Stored dataset items:
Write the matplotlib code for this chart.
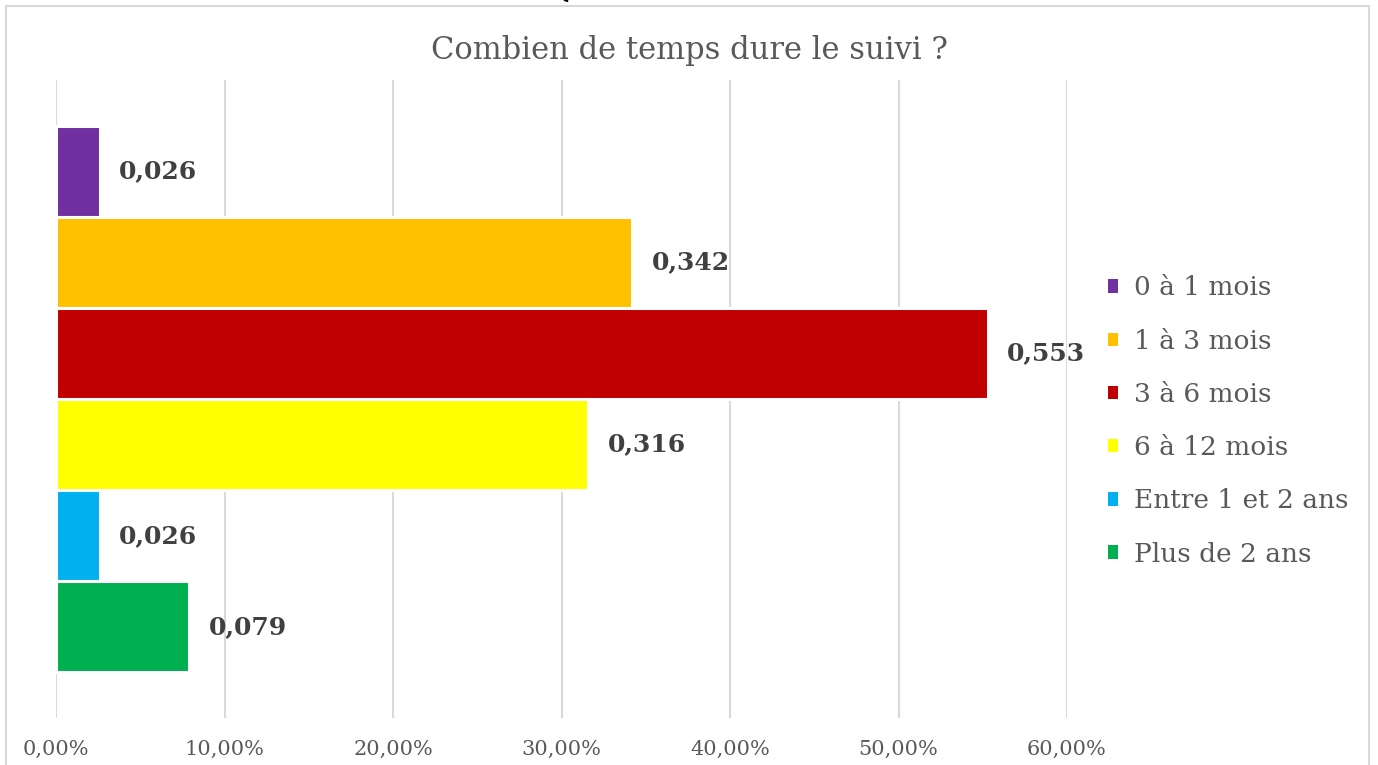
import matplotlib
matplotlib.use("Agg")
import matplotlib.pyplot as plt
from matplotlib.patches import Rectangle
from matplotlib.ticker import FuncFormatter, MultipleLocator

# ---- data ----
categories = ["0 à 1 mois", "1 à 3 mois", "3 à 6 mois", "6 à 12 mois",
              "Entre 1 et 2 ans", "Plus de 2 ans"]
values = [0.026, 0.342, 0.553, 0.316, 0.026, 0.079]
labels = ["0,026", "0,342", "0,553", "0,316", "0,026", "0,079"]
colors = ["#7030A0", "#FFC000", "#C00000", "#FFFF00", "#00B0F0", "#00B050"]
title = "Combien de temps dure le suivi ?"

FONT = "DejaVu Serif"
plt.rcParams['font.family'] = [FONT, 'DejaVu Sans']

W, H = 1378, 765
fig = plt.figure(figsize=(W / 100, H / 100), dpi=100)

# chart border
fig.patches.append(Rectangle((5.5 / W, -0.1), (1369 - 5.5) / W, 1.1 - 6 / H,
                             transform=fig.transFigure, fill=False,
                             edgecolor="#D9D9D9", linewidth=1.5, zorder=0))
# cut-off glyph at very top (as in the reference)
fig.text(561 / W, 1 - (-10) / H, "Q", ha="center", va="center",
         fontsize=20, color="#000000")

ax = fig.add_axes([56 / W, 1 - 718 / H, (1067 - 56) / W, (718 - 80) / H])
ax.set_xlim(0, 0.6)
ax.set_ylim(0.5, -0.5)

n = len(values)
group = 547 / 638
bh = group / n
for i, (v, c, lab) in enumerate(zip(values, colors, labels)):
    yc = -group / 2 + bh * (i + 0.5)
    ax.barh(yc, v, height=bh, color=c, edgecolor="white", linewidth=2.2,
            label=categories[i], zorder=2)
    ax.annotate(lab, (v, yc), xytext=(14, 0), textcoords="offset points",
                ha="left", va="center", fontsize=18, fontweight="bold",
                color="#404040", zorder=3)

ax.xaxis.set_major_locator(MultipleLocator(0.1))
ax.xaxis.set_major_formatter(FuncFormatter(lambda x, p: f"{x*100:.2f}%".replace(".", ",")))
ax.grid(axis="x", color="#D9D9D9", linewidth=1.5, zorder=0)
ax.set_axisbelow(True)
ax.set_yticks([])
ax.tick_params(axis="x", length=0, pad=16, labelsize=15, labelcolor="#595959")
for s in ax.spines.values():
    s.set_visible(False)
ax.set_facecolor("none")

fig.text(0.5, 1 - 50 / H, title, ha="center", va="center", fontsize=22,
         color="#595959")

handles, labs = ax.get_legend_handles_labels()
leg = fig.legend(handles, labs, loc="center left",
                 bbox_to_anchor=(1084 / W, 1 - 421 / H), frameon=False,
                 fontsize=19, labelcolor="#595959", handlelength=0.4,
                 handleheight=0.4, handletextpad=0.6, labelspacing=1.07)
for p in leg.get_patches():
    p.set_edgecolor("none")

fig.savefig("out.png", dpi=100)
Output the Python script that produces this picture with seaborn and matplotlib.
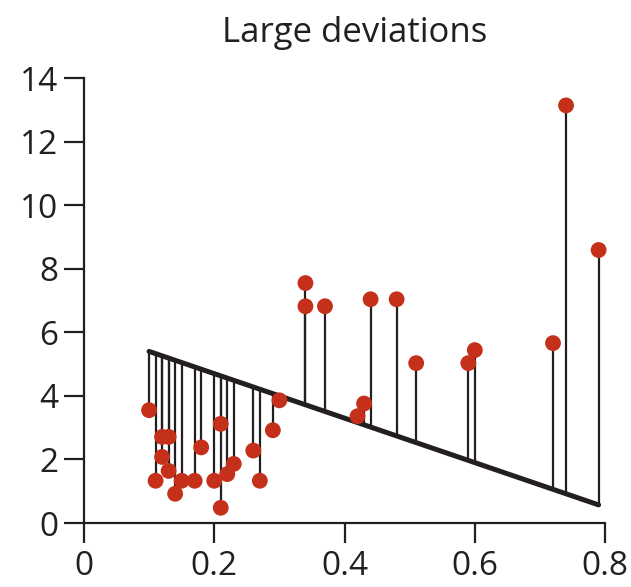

# [Problem]
Exclude the pictures and repeat every other part of the records word for word.

# [Response]
Write the matplotlib code for this chart.
import matplotlib
matplotlib.use("Agg")
import matplotlib.pyplot as plt
from matplotlib.patches import Rectangle
from matplotlib.ticker import FuncFormatter, MultipleLocator

# ---- data ----
categories = ["0 à 1 mois", "1 à 3 mois", "3 à 6 mois", "6 à 12 mois",
              "Entre 1 et 2 ans", "Plus de 2 ans"]
values = [0.026, 0.342, 0.553, 0.316, 0.026, 0.079]
labels = ["0,026", "0,342", "0,553", "0,316", "0,026", "0,079"]
colors = ["#7030A0", "#FFC000", "#C00000", "#FFFF00", "#00B0F0", "#00B050"]
title = "Combien de temps dure le suivi ?"

FONT = "DejaVu Serif"
plt.rcParams['font.family'] = [FONT, 'DejaVu Sans']

W, H = 1378, 765
fig = plt.figure(figsize=(W / 100, H / 100), dpi=100)

# chart border
fig.patches.append(Rectangle((5.5 / W, -0.1), (1369 - 5.5) / W, 1.1 - 6 / H,
                             transform=fig.transFigure, fill=False,
                             edgecolor="#D9D9D9", linewidth=1.5, zorder=0))
# cut-off glyph at very top (as in the reference)
fig.text(561 / W, 1 - (-10) / H, "Q", ha="center", va="center",
         fontsize=20, color="#000000")

ax = fig.add_axes([56 / W, 1 - 718 / H, (1067 - 56) / W, (718 - 80) / H])
ax.set_xlim(0, 0.6)
ax.set_ylim(0.5, -0.5)

n = len(values)
group = 547 / 638
bh = group / n
for i, (v, c, lab) in enumerate(zip(values, colors, labels)):
    yc = -group / 2 + bh * (i + 0.5)
    ax.barh(yc, v, height=bh, color=c, edgecolor="white", linewidth=2.2,
            label=categories[i], zorder=2)
    ax.annotate(lab, (v, yc), xytext=(14, 0), textcoords="offset points",
                ha="left", va="center", fontsize=18, fontweight="bold",
                color="#404040", zorder=3)

ax.xaxis.set_major_locator(MultipleLocator(0.1))
ax.xaxis.set_major_formatter(FuncFormatter(lambda x, p: f"{x*100:.2f}%".replace(".", ",")))
ax.grid(axis="x", color="#D9D9D9", linewidth=1.5, zorder=0)
ax.set_axisbelow(True)
ax.set_yticks([])
ax.tick_params(axis="x", length=0, pad=16, labelsize=15, labelcolor="#595959")
for s in ax.spines.values():
    s.set_visible(False)
ax.set_facecolor("none")

fig.text(0.5, 1 - 50 / H, title, ha="center", va="center", fontsize=22,
         color="#595959")

handles, labs = ax.get_legend_handles_labels()
leg = fig.legend(handles, labs, loc="center left",
                 bbox_to_anchor=(1084 / W, 1 - 421 / H), frameon=False,
                 fontsize=19, labelcolor="#595959", handlelength=0.4,
                 handleheight=0.4, handletextpad=0.6, labelspacing=1.07)
for p in leg.get_patches():
    p.set_edgecolor("none")

fig.savefig("out.png", dpi=100)
Output the Python script that produces this picture with seaborn and matplotlib.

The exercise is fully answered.